Chapter 20 Key Takeaways
Core Principles
-
Proactive monitoring detects problems before users notice them. Reactive monitoring means you learn about problems from angry phone calls. Proactive monitoring means you learn about problems from dashboards and alerts, often minutes or hours before any user is affected.
-
You cannot detect anomalies without baselines. Collect metrics during known-good operations for at least two weeks, segmented by time period (business hours, batch window, month-end). Without baselines, every alert threshold is a guess.
-
Monitor five pillars: Availability, Performance, Capacity, Concurrency, and Integrity. A comprehensive monitoring strategy addresses all five. Neglecting any pillar leaves a blind spot that will eventually cause an outage.
z/OS Monitoring
-
DISPLAY commands are your real-time eyes.

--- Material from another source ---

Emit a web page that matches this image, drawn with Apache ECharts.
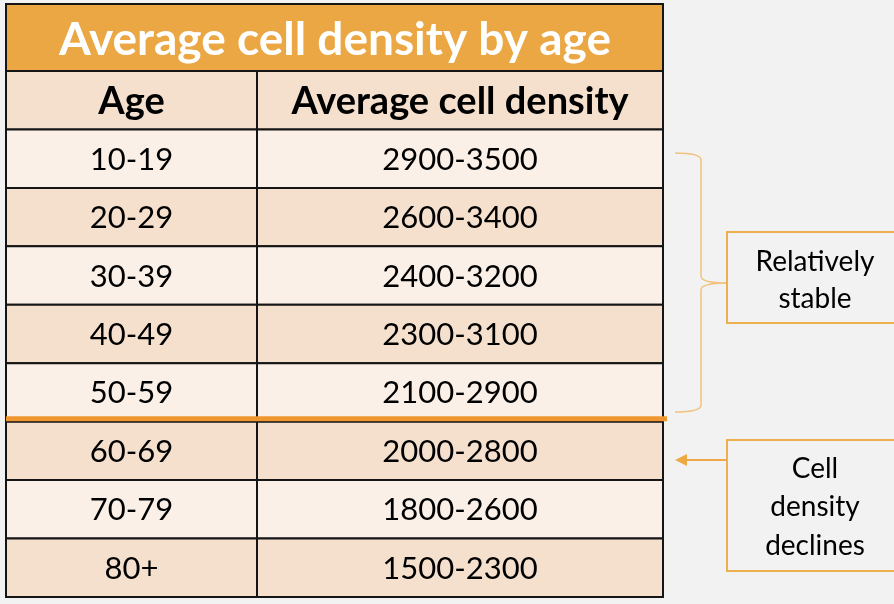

-DIS DATABASEfor object status,-DIS THREADfor connection activity,-DIS BUFFERPOOLfor performance,-DIS LOGfor log health, and-DIS UTILfor utility progress. Memorize these commands. -
Statistics and accounting traces should always be running. They have low overhead and provide essential data for trend analysis and per-thread performance diagnostics. Never turn them off in production.
-
SMF 101 records are the foundation of z/OS performance management. Each record captures a complete thread lifecycle with elapsed time, CPU, I/O, lock waits, and SQL counts. Build historical trend tables from SMF data.
-
Performance traces are powerful but dangerous. They generate enormous data volumes and impose measurable overhead. Always filter by plan, auth ID, or connection type. Always set a time limit. Never leave them running indefinitely.
-
OMEGAMON or equivalent third-party tools are essential for enterprise z/OS environments. Manual DISPLAY commands cannot provide 24x7 coverage, threshold alerting, or historical trending at scale.
LUW Monitoring
-
db2pd is safe to run during any crisis. It reads directly from shared memory without acquiring latches, imposing virtually zero overhead. Use it as your first diagnostic tool in any performance investigation.
-
MON_GET table functions are the modern standard for LUW monitoring. They provide SQL-queryable monitoring data that is easy to filter, aggregate, and store. Prefer them over GET SNAPSHOT for all new monitoring development.
-
Event monitors capture transient events that snapshots miss. Deadlocks, slow queries, and lock timeouts are instantaneous events. If you are not running event monitors, you will miss them entirely.
-
db2diag.log is the first place to look when something goes wrong. Filter it with the
db2diagtool by time, severity, database name, and message ID. Set DIAGLEVEL to 3 in production — never to 0.
Key Metrics
-
Buffer pool hit ratio is the single most important performance metric. A drop from 99% to 92% represents an eightfold increase in physical I/O. Monitor it continuously with tight thresholds (OLTP: warn at 97%, critical at 93%).
-
Log utilization requires proactive management. Running out of active log space stops all update activity. On z/OS, alert when 4 of 6 active logs are full. On LUW, alert above 50% utilization.
-
Lock wait time reveals concurrency problems. Average lock waits above 100ms for OLTP transactions indicate contention that needs investigation. Deadlocks should always be captured and analyzed.
-
Sort overflows above 5% indicate critical sort heap issues. Each sort that spills to disk may be orders of magnitude slower than an in-memory sort. Increase sort heap or add indexes to provide ordering.
-
Package cache hit ratio below 60% usually means literal SQL. Applications using string concatenation instead of parameter markers create unique SQL statements that cannot be reused, wasting CPU on repeated optimization.
Dashboard and Alerting
-
Organize dashboards in three tiers: glance, performance, and detail. Tier 1 (red/yellow/green) refreshes every 15-30 seconds. Tier 2 (numeric with trends) refreshes every 30-60 seconds. Tier 3 (detail panels) refreshes on demand.
-
Alert hysteresis prevents alert storms. Require 3-5 consecutive readings above threshold before alerting, and suppress re-alerts for 15-30 minutes. Include rate-of-change detection for fast-moving metrics.
-
The daily health check is non-negotiable. Run it every morning. Review it before business hours begin. Gradual degradation and slow-building problems are visible in daily data long before they trigger real-time alerts.
Meridian Bank Specifics
-
Separate buffer pools protect workload isolation. Data, index, LOB, and temp buffer pools should be separate. If possible, separate online and reporting workloads into different pools.
-
Workload management controls resource consumption. Define workloads by application name or auth ID. Set thresholds for maximum rows read, concurrent activities, and execution time. Prevent a single query from degrading the entire system.
-
Monitor the monitors. Verify that collection scripts, event monitors, and background db2pd processes are actually running. A monitoring system that has silently stopped is worse than no monitoring at all — it provides false confidence.